• [AIM]:
Write out each line that follows exactly as it stands, without the pictures.

* BEGIN SUPPLIED MATERIAL *

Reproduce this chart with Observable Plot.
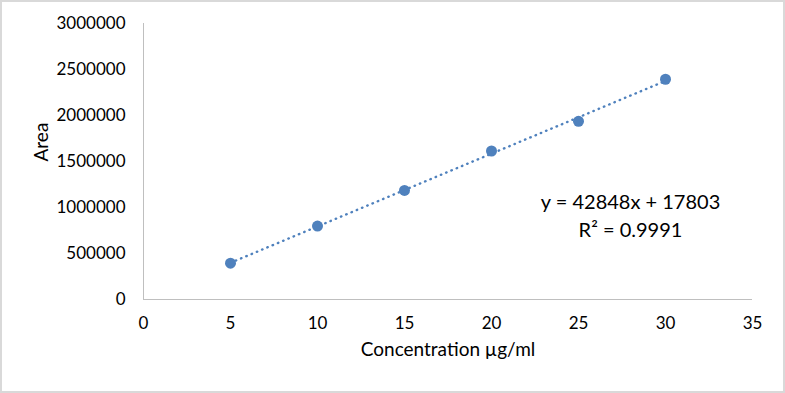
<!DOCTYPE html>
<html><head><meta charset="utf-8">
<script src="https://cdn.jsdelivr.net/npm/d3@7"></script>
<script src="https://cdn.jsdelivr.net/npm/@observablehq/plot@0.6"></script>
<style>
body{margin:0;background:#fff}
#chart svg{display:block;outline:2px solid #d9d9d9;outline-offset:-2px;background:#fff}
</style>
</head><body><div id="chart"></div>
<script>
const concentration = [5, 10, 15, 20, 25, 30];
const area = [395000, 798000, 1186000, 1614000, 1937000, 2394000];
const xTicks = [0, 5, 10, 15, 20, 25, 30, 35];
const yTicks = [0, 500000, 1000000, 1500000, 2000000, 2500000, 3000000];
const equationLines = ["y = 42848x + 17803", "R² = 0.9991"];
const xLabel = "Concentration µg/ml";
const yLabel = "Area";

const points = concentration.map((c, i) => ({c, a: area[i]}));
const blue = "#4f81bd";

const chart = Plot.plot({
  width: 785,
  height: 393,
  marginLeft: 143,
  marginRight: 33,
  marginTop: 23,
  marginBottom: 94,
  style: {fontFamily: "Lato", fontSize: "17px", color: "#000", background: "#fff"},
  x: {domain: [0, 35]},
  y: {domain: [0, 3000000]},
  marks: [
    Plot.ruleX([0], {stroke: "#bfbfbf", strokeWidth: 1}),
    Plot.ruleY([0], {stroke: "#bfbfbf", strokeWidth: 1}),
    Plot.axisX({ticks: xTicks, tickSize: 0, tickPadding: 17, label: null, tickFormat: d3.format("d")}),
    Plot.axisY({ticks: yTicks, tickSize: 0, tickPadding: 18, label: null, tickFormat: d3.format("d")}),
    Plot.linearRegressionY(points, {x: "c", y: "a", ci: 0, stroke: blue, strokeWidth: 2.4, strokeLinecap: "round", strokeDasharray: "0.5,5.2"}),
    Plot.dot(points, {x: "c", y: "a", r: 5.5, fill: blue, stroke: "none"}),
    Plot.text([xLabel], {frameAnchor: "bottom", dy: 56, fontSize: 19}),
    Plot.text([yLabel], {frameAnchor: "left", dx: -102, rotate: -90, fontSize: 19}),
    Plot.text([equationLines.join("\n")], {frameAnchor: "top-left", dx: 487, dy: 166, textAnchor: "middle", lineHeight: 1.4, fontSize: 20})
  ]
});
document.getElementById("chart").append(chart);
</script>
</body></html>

* END SUPPLIED MATERIAL *

• [RESPONSE TO THIS EXERCISE]:
Reproduce this chart with Observable Plot.
<!DOCTYPE html>
<html><head><meta charset="utf-8">
<script src="https://cdn.jsdelivr.net/npm/d3@7"></script>
<script src="https://cdn.jsdelivr.net/npm/@observablehq/plot@0.6"></script>
<style>
body{margin:0;background:#fff}
#chart svg{display:block;outline:2px solid #d9d9d9;outline-offset:-2px;background:#fff}
</style>
</head><body><div id="chart"></div>
<script>
const concentration = [5, 10, 15, 20, 25, 30];
const area = [395000, 798000, 1186000, 1614000, 1937000, 2394000];
const xTicks = [0, 5, 10, 15, 20, 25, 30, 35];
const yTicks = [0, 500000, 1000000, 1500000, 2000000, 2500000, 3000000];
const equationLines = ["y = 42848x + 17803", "R² = 0.9991"];
const xLabel = "Concentration µg/ml";
const yLabel = "Area";

const points = concentration.map((c, i) => ({c, a: area[i]}));
const blue = "#4f81bd";

const chart = Plot.plot({
  width: 785,
  height: 393,
  marginLeft: 143,
  marginRight: 33,
  marginTop: 23,
  marginBottom: 94,
  style: {fontFamily: "Lato", fontSize: "17px", color: "#000", background: "#fff"},
  x: {domain: [0, 35]},
  y: {domain: [0, 3000000]},
  marks: [
    Plot.ruleX([0], {stroke: "#bfbfbf", strokeWidth: 1}),
    Plot.ruleY([0], {stroke: "#bfbfbf", strokeWidth: 1}),
    Plot.axisX({ticks: xTicks, tickSize: 0, tickPadding: 17, label: null, tickFormat: d3.format("d")}),
    Plot.axisY({ticks: yTicks, tickSize: 0, tickPadding: 18, label: null, tickFormat: d3.format("d")}),
    Plot.linearRegressionY(points, {x: "c", y: "a", ci: 0, stroke: blue, strokeWidth: 2.4, strokeLinecap: "round", strokeDasharray: "0.5,5.2"}),
    Plot.dot(points, {x: "c", y: "a", r: 5.5, fill: blue, stroke: "none"}),
    Plot.text([xLabel], {frameAnchor: "bottom", dy: 56, fontSize: 19}),
    Plot.text([yLabel], {frameAnchor: "left", dx: -102, rotate: -90, fontSize: 19}),
    Plot.text([equationLines.join("\n")], {frameAnchor: "top-left", dx: 487, dy: 166, textAnchor: "middle", lineHeight: 1.4, fontSize: 20})
  ]
});
document.getElementById("chart").append(chart);
</script>
</body></html>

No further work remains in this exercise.